One of the idiosyncrasies of Allenwood is that once you've been assigned to a dorm, it literally takes a court order to move you to another dorm. It just doesn't happen. So I was locked into my surroundings, and McCollum knew that. I immediately offered to sleep in the hallway, which was where the officials would set up extra cots whenever there was an overflow of prisoners, but that idea was rejected. Why, I don't know. It would have solved everyone's problem ... but one should never expect logic from a government institution. Fortunately, a few of the other prisoners' sentences were up, and that made it possible for McCollum to shift us around. I wound up at the back corner of the dorm, in 2-4-13 [Dorm 2, Row 4, 13th cubicle] upper, which meant that there were 2 less directions for my snores to carry. Besides that, my new cubie was Richie A., who liked to sleep with headphones on, listening to his favorite radio station. Richie worked in the kitchen, and would always sneak out fruit or other leftovers for his pals, which now included me. Needless to say, all of it was considered contraband, and if caught, he would have been in trouble.

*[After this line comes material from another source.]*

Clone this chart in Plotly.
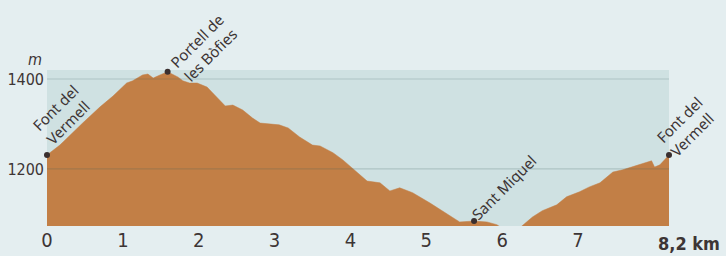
import plotly.graph_objects as go

# distance (km) and elevation (m)
km = [0, 0.17, 0.47, 0.70, 0.87, 1.05, 1.13, 1.26, 1.33, 1.40, 1.49, 1.59, 1.73, 1.79,
      1.88, 1.98, 2.11, 2.24, 2.35, 2.45, 2.58, 2.71, 2.81, 3.06, 3.18, 3.33, 3.50, 3.60,
      3.77, 3.90, 4.08, 4.22, 4.39, 4.52, 4.65, 4.82, 5.05, 5.27, 5.44, 5.63, 5.80, 5.93,
      6.03, 6.17, 6.26, 6.40, 6.53, 6.72, 6.85, 7.02, 7.15, 7.29, 7.46, 7.59, 7.97, 8.01,
      8.08, 8.17, 8.2]
elev = [1231, 1253, 1302, 1338, 1362, 1391, 1396, 1409, 1411, 1402, 1409, 1416, 1404, 1396,
        1391, 1391, 1382, 1360, 1340, 1342, 1331, 1313, 1302, 1298, 1291, 1271, 1253, 1251,
        1236, 1220, 1193, 1173, 1169, 1151, 1158, 1147, 1124, 1100, 1082, 1084, 1082, 1076,
        1065, 1060, 1073, 1093, 1107, 1120, 1138, 1149, 1160, 1169, 1193, 1198, 1218, 1204,
        1209, 1224, 1231]

# waypoints
wp_names = ["Font del<br>Vermell", "Portell de<br>les Bòfies", "Sant Miquel", "Font del<br>Vermell"]
wp_km = [0, 1.59, 5.63, 8.2]
wp_elev = [1231, 1416, 1084, 1231]
wp_shift_x = [15, 36, 30, 17]
wp_shift_y = [40, 24, 34, 28]

x_ticks = [0, 1, 2, 3, 4, 5, 6, 7]
y_ticks = [1200, 1400]
y_range = [1073, 1420]
x_range = [0, 8.2]
end_label = "<b>8,2 km</b>"

TEXT = "#3d3535"
ORANGE = "#c27f46"
NARROW = "DejaVu Sans Condensed"

fig = go.Figure()
fig.add_trace(go.Scatter(x=km, y=elev, mode="lines", fill="tozeroy",
                         fillcolor=ORANGE, line=dict(color=ORANGE, width=0.5),
                         hoverinfo="skip", showlegend=False))
fig.add_trace(go.Scatter(x=wp_km, y=wp_elev, mode="markers",
                         marker=dict(color="#3a2f2f", size=6),
                         cliponaxis=False, showlegend=False, hoverinfo="skip"))

for yv in y_ticks:
    fig.add_shape(type="line", xref="paper", x0=0, x1=1, yref="y", y0=yv, y1=yv,
                  line=dict(color="rgba(60,95,95,0.22)", width=1.2), layer="above")

for name, xv, yv, sx, sy in zip(wp_names, wp_km, wp_elev, wp_shift_x, wp_shift_y):
    fig.add_annotation(x=xv, y=yv, text=name, showarrow=False, textangle=-45,
                       xshift=sx, yshift=sy, align="left",
                       font=dict(family="Noto Sans, Open Sans, sans-serif", size=15, color=TEXT))

fig.add_annotation(x=x_range[1], y=0, yref="paper", text=end_label, showarrow=False,
                   xanchor="left", yanchor="top", xshift=-13, yshift=-5,
                   font=dict(family=NARROW, size=18, color=TEXT))
fig.add_annotation(x=0, xref="paper", y=1, yref="paper", text="<i>m</i>", showarrow=False,
                   xanchor="right", yanchor="bottom", xshift=-3, yshift=-1,
                   font=dict(family=NARROW, size=16, color=TEXT))

fig.update_layout(
    width=726, height=256,
    margin=dict(l=47, r=57, t=70, b=30, autoexpand=False),
    paper_bgcolor="#e4eef0", plot_bgcolor="#cfe1e2",
    showlegend=False,
    xaxis=dict(range=x_range, tickvals=x_ticks, showgrid=False, zeroline=False,
               showline=False, ticks="", fixedrange=True, automargin=False,
               tickfont=dict(family=NARROW, size=20, color=TEXT)),
    yaxis=dict(range=y_range, tickvals=y_ticks, showgrid=False, zeroline=False,
               showline=False, ticks="", fixedrange=True, ticklabelstandoff=2,
               automargin=False,
               tickfont=dict(family=NARROW, size=16, color=TEXT)),
)

fig.write_html("out.html", config={"displayModeBar": False},
               post_script="document.body.style.margin='0';document.body.style.background='#e4eef0';")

Things seemed to be looking up again. There were still a few complaints from nearby bunks, but nobody did anything about it. I think they remembered what I looked when I was suffering, and despite what "good citizens" - those who've never been in jail - think, most of my fellow prisoners were decent folks who had no wish to cause anybody needless pain ... and they knew I only had a few weeks to go. (Ira informs me that I was replaced by someone even louder.)
The move to the corner was supposed to be only the first step. Richie was due to be released in 2 weeks, and I was supposed to get his lower bunk, so my snoring would be muffled even more. No such luck. The next arrival turned out to be a guy with a back condition, Kevin A., so they put him under me ... and after I'd had my heart set on a lower. In fact, considering the number of guys that were scheduled to leave, I was even due for one in a few days.
Kevin turned out to be a decent enough fellow. He was in for helping his brother smuggle something like $350,000 worth of grass, which, according to him, he hadn't done. What he had done was help his brother smuggle a few million bucks worth of cocaine, so he'd been railroaded on the marijuana rap to soften him up into telling where the brother was. Trouble was, he didn't know. The brother had got the wind up just before the bust, and had left no forwarding address. Kevin was in for a year, but had another hearing on related charges coming up a month after I left, which might have extended his sentence.
Synchronistically, Kevin showed up a week before Philcon '84, the Philadelphia Science Fiction Conference, and was heartbroken when I told him the guest of honor was one of his favorite authors, Larry Niven. He had several Niven books sent in to him, plus some of Fritz Lieber's "Fafhrd and the Gray Mouser" stories. We talked about science-fiction a lot, and I left my copy of Moon Is A Harsh Mistress with him. He was awfully glad to see me go, however. He didn't sleep with headphones on ... in fact, he didn't sleep well at all, until he got a bad cold and slept during the day.